Lewis também apontou Steve Eisman, o investidor em fundo hedge que desde cedo percebeu as hipotecas subprime e reduziu sua exposição às empresas envolvidas nelas, como a Long Beach Financial, de propriedade do Washington Mutual.
"A Long Beach Financial", escreveu Lewis, "estava distribuindo dinheiro o mais rápido que podia, sem fazer muitas perguntas, na forma de empréstimos criados para se autodestruírem. Ela se especializou em pedir aos proprietários de imóveis com crédito ruim e sem comprovação de renda que não dessem entrada e adiassem o pagamento de juros pelo máximo de tempo possível.
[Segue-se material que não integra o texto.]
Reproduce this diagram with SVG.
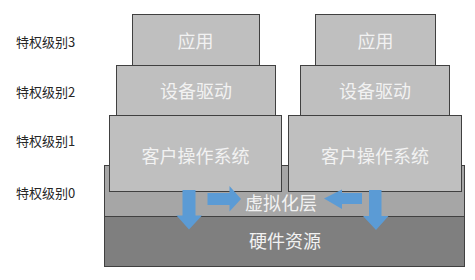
<svg xmlns="http://www.w3.org/2000/svg" width="475" height="280" viewBox="0 0 475 280">
<style>
.lvl{font-family:"Noto Sans CJK SC","Noto Sans",sans-serif;font-size:13px;fill:#262626}
.box{fill:#bfbfbf;stroke:#404040;stroke-width:1}
.t{font-family:"Noto Sans CJK SC","Noto Sans",sans-serif;font-size:18px;fill:#f2f2f2;text-anchor:middle;dominant-baseline:central}
.arr{fill:#5b9bd5}
</style>
<rect width="475" height="280" fill="#ffffff"/>
<g id="labels">
<text class="lvl" x="16" y="41" dominant-baseline="central">特权级别3</text>
<text class="lvl" x="16" y="91" dominant-baseline="central">特权级别2</text>
<text class="lvl" x="16" y="140" dominant-baseline="central">特权级别1</text>
<text class="lvl" x="16" y="192" dominant-baseline="central">特权级别0</text>
</g>
<g id="virt">
<rect x="104.5" y="165.5" width="360" height="51" fill="#a6a6a6" stroke="#404040"/>
<text class="t" x="281" y="202">虚拟化层</text>
</g>
<g id="hw">
<rect x="104.5" y="216.5" width="360" height="50" fill="#7f7f7f" stroke="#404040"/>
<text class="t" x="285" y="240">硬件资源</text>
</g>
<g id="os1">
<rect class="box" x="109.5" y="115.5" width="172" height="76"/>
<text class="t" x="195.5" y="155">客户操作系统</text>
</g>
<g id="os2">
<rect class="box" x="288.5" y="115.5" width="173" height="76"/>
<text class="t" x="375" y="155">客户操作系统</text>
</g>
<g id="drv1">
<rect class="box" x="116.5" y="65.5" width="159" height="50"/>
<text class="t" x="196" y="90">设备驱动</text>
</g>
<g id="drv2">
<rect class="box" x="300.5" y="65.5" width="149" height="50"/>
<text class="t" x="375" y="90">设备驱动</text>
</g>
<g id="app1">
<rect class="box" x="132.5" y="14.5" width="127" height="51"/>
<text class="t" x="195.5" y="40">应用</text>
</g>
<g id="app2">
<rect class="box" x="315.5" y="14.5" width="120" height="51"/>
<text class="t" x="375.5" y="40">应用</text>
</g>
<g id="connectors">
<polygon class="arr" points="182.5,190 195.5,190 195.5,215.5 202,215.5 189,229.5 176.5,215.5 182.5,215.5"/>
<polygon class="arr" points="207.5,193 229.5,193 229.5,186 241,199 229.5,211.5 229.5,205 207.5,205"/>
<polygon class="arr" points="362,193 342,193 342,189.5 324,198.5 342,209 342,204 362,204"/>
<polygon class="arr" points="369,190 381.5,190 381.5,216 388.5,216 376,230 363,216 369,216"/>
</g>
</svg>
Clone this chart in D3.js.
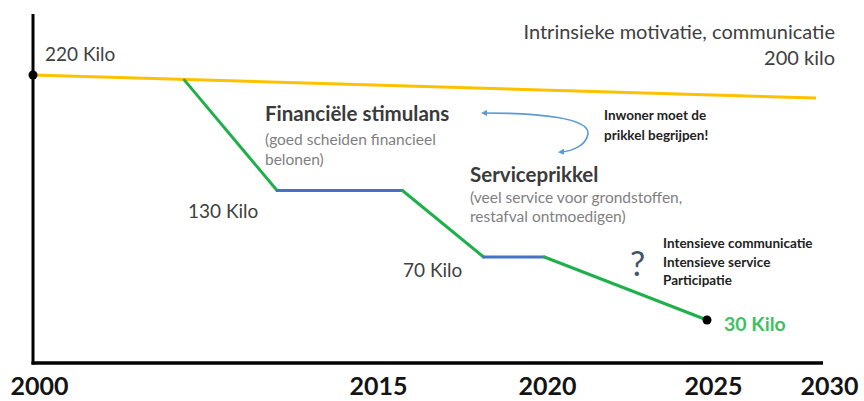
<!DOCTYPE html>
<html>
<head>
<meta charset="utf-8">
<script src="https://cdn.jsdelivr.net/npm/d3@7"></script>
<style>
  body { margin: 0; background: #fff; }
  svg { display: block; font-family: Lato, "Open Sans", sans-serif; }
</style>
</head>
<body>
<div id="chart"></div>
<script>
// tick labels on the time axis
const yearTicks = [2000, 2015, 2020, 2025, 2030];

// baseline: intrinsic motivation / communication
const baseYears = [2000, 2029.7];
const baseKilo = [220, 202];

// policy path (green = drop, blue = plateau)
const pathYears = [2006.7, 2010.8, 2015.9, 2018.3, 2020.1, 2025];
const pathKilo = [216, 130, 130, 70, 70, 30];
const segmentType = ["drop", "flat", "drop", "flat", "drop"];

// kilo labels along the path
const kiloLabels = ["220 Kilo", "130 Kilo", "70 Kilo", "30 Kilo"];

const width = 864, height = 401;
const axisX0 = 33, axisX1 = 823, axisTop = 14, axisY = 363;

const svg = d3.select("#chart").append("svg")
  .attr("width", width)
  .attr("height", height);

// the slide's time axis is not evenly spaced, so use a piecewise scale
const x = d3.scaleLinear()
  .domain(yearTicks)
  .range([33, 372, 541, 707, 823]);

const y = d3.scaleLinear()
  .domain([0, 30, 70, 130, 220])
  .range([axisY, 320, 257, 190.5, 75]);

const colors = {drop: "#1fb04b", flat: "#4472c4", base: "#ffc000"};

// axes
svg.append("line")
  .attr("x1", axisX0).attr("x2", axisX0)
  .attr("y1", axisTop).attr("y2", axisY + 1.5)
  .attr("stroke", "#000").attr("stroke-width", 3);
svg.append("line")
  .attr("x1", axisX0 - 1.5).attr("x2", axisX1)
  .attr("y1", axisY).attr("y2", axisY)
  .attr("stroke", "#000").attr("stroke-width", 3.5);

const xAxis = svg.append("g")
  .attr("transform", `translate(0,${axisY})`)
  .call(d3.axisBottom(x).tickValues(yearTicks).tickFormat(d3.format("d")).tickSize(0));
xAxis.select(".domain").remove();
xAxis.selectAll("text")
  .attr("dx", 6)
  .attr("dy", 0)
  .attr("y", 32)
  .style("font-family", "Lato, sans-serif")
  .style("font-weight", "bold")
  .style("font-size", "25px")
  .attr("fill", "#141414");

// baseline
const line = d3.line()
  .x(d => x(d[0]))
  .y(d => y(d[1]));

svg.append("path")
  .datum(baseYears.map((yr, i) => [yr, baseKilo[i]]))
  .attr("d", line)
  .attr("fill", "none")
  .attr("stroke", colors.base)
  .attr("stroke-width", 3);

// policy path segments
const segments = segmentType.map((t, i) => ({
  type: t,
  pts: [[pathYears[i], pathKilo[i]], [pathYears[i + 1], pathKilo[i + 1]]]
}));
svg.selectAll(".seg")
  .data(segments)
  .enter().append("path")
  .attr("class", "seg")
  .attr("d", d => line(d.pts))
  .attr("fill", "none")
  .attr("stroke", d => colors[d.type])
  .attr("stroke-width", 3)
  .attr("stroke-linecap", "round");

// end points
svg.selectAll(".dot")
  .data([[baseYears[0], baseKilo[0]], [pathYears[pathYears.length - 1], pathKilo[pathKilo.length - 1]]])
  .enter().append("circle")
  .attr("cx", d => x(d[0]))
  .attr("cy", d => y(d[1]))
  .attr("r", 4.5)
  .attr("fill", "#000");

// text helper
function label(txt, px, py, opts) {
  opts = opts || {};
  return svg.append("text")
    .attr("x", px).attr("y", py)
    .attr("text-anchor", opts.anchor || "start")
    .style("font-size", (opts.size || 18) + "px")
    .style("font-weight", opts.bold ? "bold" : "normal")
    .attr("fill", opts.color || "#404040")
    .text(txt);
}

label(kiloLabels[0], 45, 61, {size: 19});
label(kiloLabels[1], 188, 218, {size: 19});
label(kiloLabels[2], 403, 277, {size: 19});
label(kiloLabels[3], 724, 331, {size: 19.5, bold: true, color: "#3fc162"});

label("Intrinsieke motivatie, communicatie", 835, 39, {size: 20, anchor: "end"});
label("200 kilo", 835, 65, {size: 20, anchor: "end"});

label("Financiële stimulans", 265, 121, {size: 20.5, bold: true, color: "#3a3a3a"});
label("(goed scheiden financieel", 265, 145, {size: 15.5, color: "#7f7f7f"});
label("belonen)", 265, 165, {size: 15.5, color: "#7f7f7f"});

label("Serviceprikkel", 470, 182, {size: 20.5, bold: true, color: "#3a3a3a"});
label("(veel service voor grondstoffen,", 470, 203, {size: 15.5, color: "#7f7f7f"});
label("restafval ontmoedigen)", 470, 222, {size: 15.5, color: "#7f7f7f"});

label("Inwoner moet de", 604, 120, {size: 13.5, bold: true, color: "#222"});
label("prikkel begrijpen!", 604, 140, {size: 13.5, bold: true, color: "#222"});

label("?", 630, 276, {size: 34, color: "#44546a"});
label("Intensieve communicatie", 663, 248, {size: 13.5, bold: true, color: "#222"});
label("Intensieve service", 663, 267, {size: 13.5, bold: true, color: "#222"});
label("Participatie", 663, 285, {size: 13.5, bold: true, color: "#222"});

// curved double arrow
const defs = svg.append("defs");
defs.append("marker")
  .attr("id", "arrowhead")
  .attr("viewBox", "0 0 10 10")
  .attr("refX", 5).attr("refY", 5)
  .attr("markerWidth", 4).attr("markerHeight", 4)
  .attr("orient", "auto-start-reverse")
  .append("path")
  .attr("d", "M0,0L10,5L0,10z")
  .attr("fill", "#5b9bd5");

svg.append("path")
  .attr("d", "M484,113 C540,113 590,118 588,134 C586,146 572,151 561,152")
  .attr("fill", "none")
  .attr("stroke", "#5b9bd5")
  .attr("stroke-width", 1.6)
  .attr("marker-start", "url(#arrowhead)")
  .attr("marker-end", "url(#arrowhead)");
</script>
</body>
</html>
Em Bakersfield, Califórnia, um trabalhador rural mexicano com renda anual de US$ 14 mil e sem saber inglês recebeu o empréstimo que precisava para comprar uma casa de US$ 720 mil".
Lewis prosseguiu: Eisman sabia que os emprestadores subprime podiam ser de má reputação. "O que ele subestimou foi a cumplicidade totalmente despudorada da elite do capitalismo americano (...) 'Nós sempre fazemos a mesma pergunta', diz Eisman. 'Onde estão as agências de classificação de crédito em tudo isso? E sempre obtenho a mesma reação. Um sorriso afetado.' Ele telefonou para a Standard & Poor's e perguntou o que aconteceria com as taxas de inadimplência se os preços dos imóveis caíssem. O homem da S&P não soube dizer; seu modelo para preços de imóveis residenciais não era capaz de aceitar um número negativo. 'Eles simplesmente presumiam que os preços dos imóveis continuariam subindo', disse Eisman."
Foi assim que chegamos aqui - um colapso quase total da responsabilidade em todos os elos de nossa cadeia financeira, e agora ou resgatamos as pessoas que nos deixaram assim ou corremos o risco de um crash do sistema. Esse é o preço de nossos pecados.
Eu costumava dizer que nossos filhos pagariam caro por isso. Mas na verdade é nosso problema. Nos próximos anos todos nós trabalharemos mais arduamente por menos dinheiro e por menos serviços do governo - se tivermos sorte.”